Irmãos é preciso descobrir e experimentar Aquele que é a misericórdia. Não por acaso Jesus teve que ser duro com Pedro, quando este, negou-se a deixá-lo lavar os seus pés. Disse Jesus: “Se eu não te lavar, não terás parte comigo (…) dei-vos o exemplo para que, como eu vos fiz, também vós o façais”.
Nesta semana, vivenciando a misericórdia do Senhor, vamos olhar e perceber como Deus tem agido com misericórdia para comigo, nas pequenas ou grandes coisas do dia-a-dia, nas orações, cantos, trabalhos, no estudo e no silêncio. Não deixar passar sem que eu perceba sua presença misericordiosa.

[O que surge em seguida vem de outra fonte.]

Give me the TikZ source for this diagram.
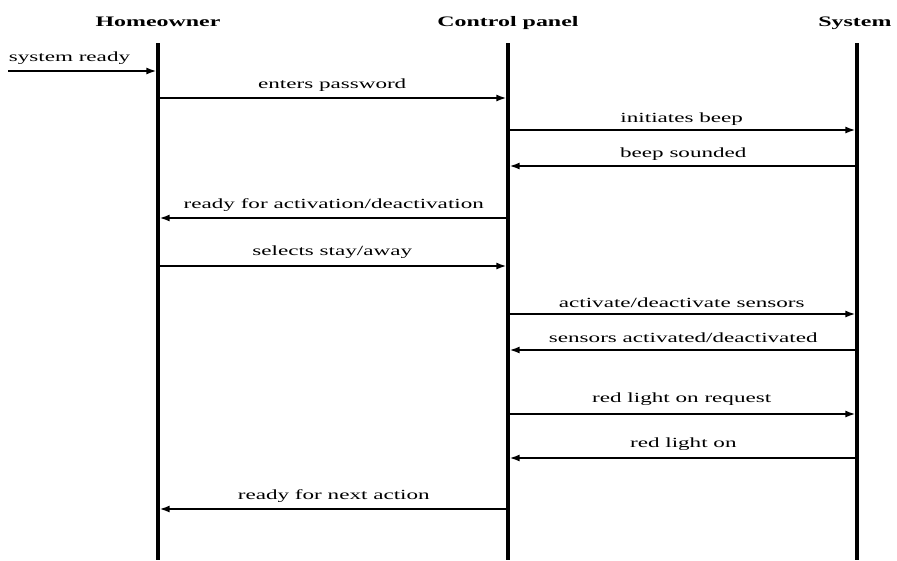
\documentclass[tikz,border=0pt]{standalone}
\usepackage{fontspec}
\setmainfont{Liberation Serif}[FakeStretch=1.65]
\usetikzlibrary{arrows.meta}
\begin{document}
\begin{tikzpicture}[x=1pt,y=-1pt,
  lifeline/.style={line width=3.2pt},
  msg/.style={line width=1.7pt,-{Latex[length=10pt,width=7pt]}},
  head/.style={font=\fontsize{14.5}{16}\selectfont\bfseries,anchor=base},
  lbl/.style={font=\fontsize{14}{16}\selectfont,anchor=base,inner sep=0pt}]
  \useasboundingbox (0,0) rectangle (897,560);

  % participants
  \node[head] (hoT) at (158,26) {Homeowner};
  \node[head] (cpT) at (508,26) {Control panel};
  \node[head,anchor=base east] (syT) at (895,26) {System};

  \coordinate (Hx) at (158,43);
  \coordinate (Cx) at (508,43);
  \coordinate (Sx) at (857,43);
  \coordinate (start) at (8,71);

  \draw[lifeline] (Hx) -- (Hx |- 0,560);
  \draw[lifeline] (Cx) -- (Cx |- 0,560);
  \draw[lifeline] (Sx) -- (Sx |- 0,560);

  % messages
  \draw[msg] (start) -- ([xshift=-1.6pt]Hx |- start)
    node[lbl,anchor=base west] at ([yshift=10pt]start) {system ready};
  \draw[msg] (Hx |- 0,98) -- ([xshift=-1.6pt]Cx |- 0,98)
    node[lbl,midway,yshift=10pt] {enters password};
  \draw[msg] (Cx |- 0,130) -- ([xshift=-1.6pt]Sx |- 0,130)
    node[lbl,midway,yshift=8pt] {initiates beep};
  \draw[msg] (Sx |- 0,166) -- ([xshift=1.6pt]Cx |- 0,166)
    node[lbl,midway,yshift=9pt] {beep sounded};
  \draw[msg] (Cx |- 0,218) -- ([xshift=1.6pt]Hx |- 0,218)
    node[lbl,midway,yshift=10pt] {ready for activation/deactivation};
  \draw[msg] (Hx |- 0,266) -- ([xshift=-1.6pt]Cx |- 0,266)
    node[lbl,midway,yshift=11pt] {selects stay/away};
  \draw[msg] (Cx |- 0,314) -- ([xshift=-1.6pt]Sx |- 0,314)
    node[lbl,midway,yshift=7pt] {activate/deactivate sensors};
  \draw[msg] (Sx |- 0,350) -- ([xshift=1.6pt]Cx |- 0,350)
    node[lbl,midway,yshift=8pt] {sensors activated/deactivated};
  \draw[msg] (Cx |- 0,414) -- ([xshift=-1.6pt]Sx |- 0,414)
    node[lbl,midway,yshift=12pt] {red light on request};
  \draw[msg] (Sx |- 0,458) -- ([xshift=1.6pt]Cx |- 0,458)
    node[lbl,midway,yshift=11pt] {red light on};
  \draw[msg] (Cx |- 0,509) -- ([xshift=1.6pt]Hx |- 0,509)
    node[lbl,midway,yshift=10pt] {ready for next action};
\end{tikzpicture}
\end{document}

Ter a certeza que Deus me procura, nunca para me condenar, mas para me salvar.
Ao mesmo tempo, que a experiência da misericórdia de Deus não me torne desmazelado com o cuidado espiritual pelo excesso de confiança, mas ajude-me, justamente por conhecer, buscar com mais veemência a conversão pessoal e de que não é verdade aquele pensamento que diz que, ninguém pode dar o que não recebeu; a verdade é que ninguém pode dar o que não tem, pois à luz da liberdade humana, “a pessoa pode dar o que não recebeu”; mesmo que não tenha sido tratada com amor ou sinceridade, ela pode decidir amar e ser sincera; mesmo que não tenha encontrado mãos estendidas para se segurar quando caiu, ela pode decidir sempre estender a sua a quem precisar.
É possível, também na vida, fazer uma limonada com os limões que a vida oferece. Deus é misericordioso, mesmo quando não merecemos e nem por isso deixa de sê-lo. É na circunstancia da vida, no nosso caso, hoje, na convivência do seminário que cada um é chamado a confrontar e a decidir. Ser misericordioso é uma decisão pessoal. A quem o deseja, Deus dá a graça.